When the autumn season sets in, there’s nothing quite like the scent of cinnamon, nutmeg, ginger, and pumpkin. This recipe calls for all four ingredients, resulting in the perfect combination of desserts’ best aromas. Pumpkin pound cake is bound to become an all-time fall favorite.
TIPS AND TRICKS
Pound cakes are usually very dense and heavy. For a spongier and fluffier pound cake, you’ll want to incorporate air into your flour by sifting it. You can repeat the sifting process a few times to make your flour lighter.
When creaming your butter and sugar, you’ll need to be thorough to combine everything well. Be sure to frequently scrape down the sides of your bowl with a spatula during the mixing process. The last thing you want is a bread-like cake. This happens when you agitate the gluten in the flour while combining your dry and wet ingredients. To avoid this, be very gentle as you fold your flour mixture into the butter-sugar mix, even if it seems like a lengthy process.
You’ll notice that this recipe calls for both white and brown sugar. White sugar will give your batter more sweetness, while brown sugar will enhance the classic ‘fall flavor’ you’re aiming for with a pumpkin pound cake. In addition, brown sugar will make your batter come out a deeper orange-brown color, which is pretty on-theme for autumn.
INGREDIENTS
250 grams – All-purpose flour
½ teaspoon – Baking soda
1 teaspoon – Baking powder
½ teaspoon – Salt
1 teaspoon – Ground cinnamon
1 teaspoon – Ground ginger
½ teaspoon – All-spice
¼ teaspoon – Freshly grated nutmeg
250 grams – Unsalted butter
150 grams – White sugar
50 grams – Brown sugar
250 grams – Eggs
1 teaspoon – Vanilla extract
¾ cups – Pumpkin puree
THE PROCESS
As always, start by preheating your oven to 350 degrees Fahrenheit.
In a large bowl, sift together 250 grams of all-purpose flour, baking soda, baking powder, salt, ground cinnamon, ground ginger, all-spice, and freshly grated nutmeg. After sifting these ingredients together, stir them with a spatula and set them aside.
In another bowl, add your unsalted butter and a combination of white sugar and brown sugar with a hand mixer. You’ll want to mix the butter and sugar until it reaches a light and fluffy consistency. From here, add your lightly beaten eggs and incorporate this into the butter-sugar mixture with a spatula. Then, mix in the vanilla extract. Finally, add your pumpkin puree, and fold this gently into the butter-sugar mixture with a spatula.

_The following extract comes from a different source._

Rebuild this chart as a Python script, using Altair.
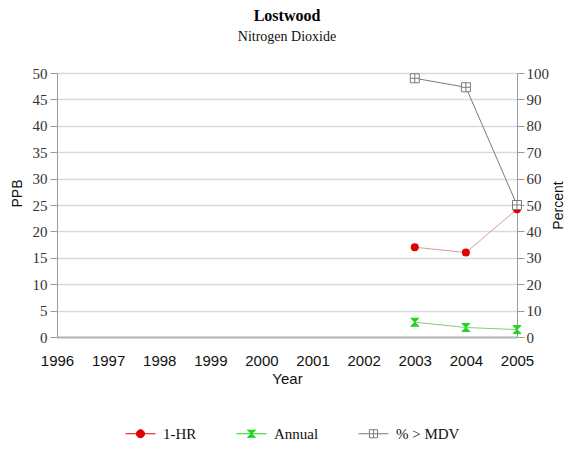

Now it’s time to combine your dry and wet ingredients. Add your flour mix to your butter-sugar mixture in three batches, and fold it in gently with a spatula after each addition. Once you’ve incorporated all the flour into the butter-sugar mixture, your batter is ready!
Pour your batter into a prepared pan of your choice.
To prepare a pan, lightly brush the entire surface area of the pan’s interior with butter, then line your pan with parchment paper. An alternative to lining your pan is to dust the pan’s interior with flour. Be sure to tap out the excess flour before adding your batter to the pan.
BAKING THE CAKE
Bake your pumpkin pound cake batter at 350 degrees Fahrenheit for 30 to 45 minutes. You’ll know your cake is ready if it passes the ‘skewer test.’ To do the skewer test, insert a wooden or metal skewer into the center of your cake. If your skewer comes out with batter, it’ll need more time in the oven. If it comes out clean, however, your cake is ready.
When your cake passes the skewer test, you’ll need to let it cool on a wired rack before serving. And there you have it! A flavorful pumpkin pound cake with a blend of the best spices. It doesn’t get much better than this. Give this recipe a try, and let me know what you think!